Immunology was the most helpful because a lot of med students didn’t take it in undergrad and struggled with it a little bit.

What is a unique aspect of education at your medical school that has been valuable to you thus far as a medical student?

The faculty really pay attention to the students here and make real changes based on student feedback.

What is one way your outlook on medicine or understanding of medicine has changed in your time at medical school?

Everyone needs to have a high baseline medical knowledge to practice competently. However, you’ll really go above and beyond if you go the extra mile for your colleagues and patients, and if you can keep a positive personality while doing it.

If a young undergraduate interested in applying to medical school came to you seeking advice about ‘which major is best,’ what would you tell them?

Anything you choose, you just need to do the pre-reqs for medical school. The majority of people in my class were science majors in undergrad, but there are also people who have degrees in theatre, english, etc. Do whatever major you’re passionate about and do well with the science pre-reqs and that’s all it takes.

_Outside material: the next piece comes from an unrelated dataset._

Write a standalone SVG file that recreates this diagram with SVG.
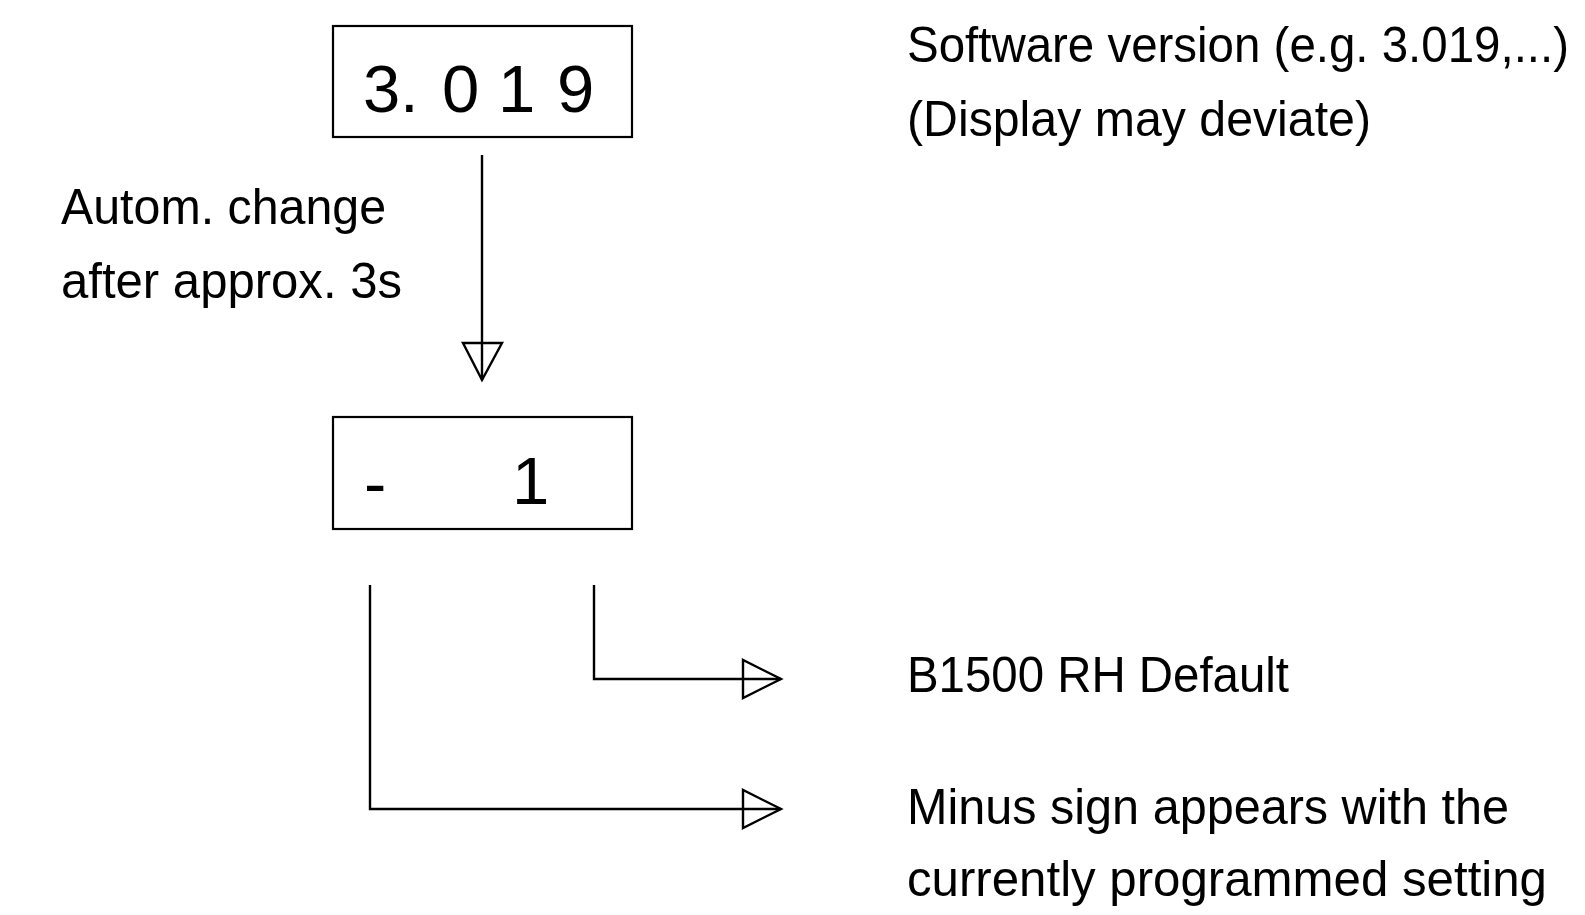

What do you wish you had known as an undergraduate and/or as a student in the medical application process?

Make sure you talk to people who actually practice medicine. The most important thing is to know what you’re getting into, and to know what a typical day-to-day life looks like for a doctor. All of the application stuff will take care of itself, just make sure to do everything you can to put yourself in the best position by choosing the right schools to apply to and spending a lot of time struggling with your personal statement. Have a mentor read it, have friends read it, and make sure your personal statement strongly represents your voice.

What is one thing you would do differently if you could go back to your undergraduate years or the time between undergrad and medical school?

Make sure you enjoy your time as an undergrad, that’s the only time in your life where you’re gonna be living with your best friends and have that amount of free time. Always prioritize putting yourself in the best position to succeed but also make sure you have a life worth living and making lifelong memories with your friends.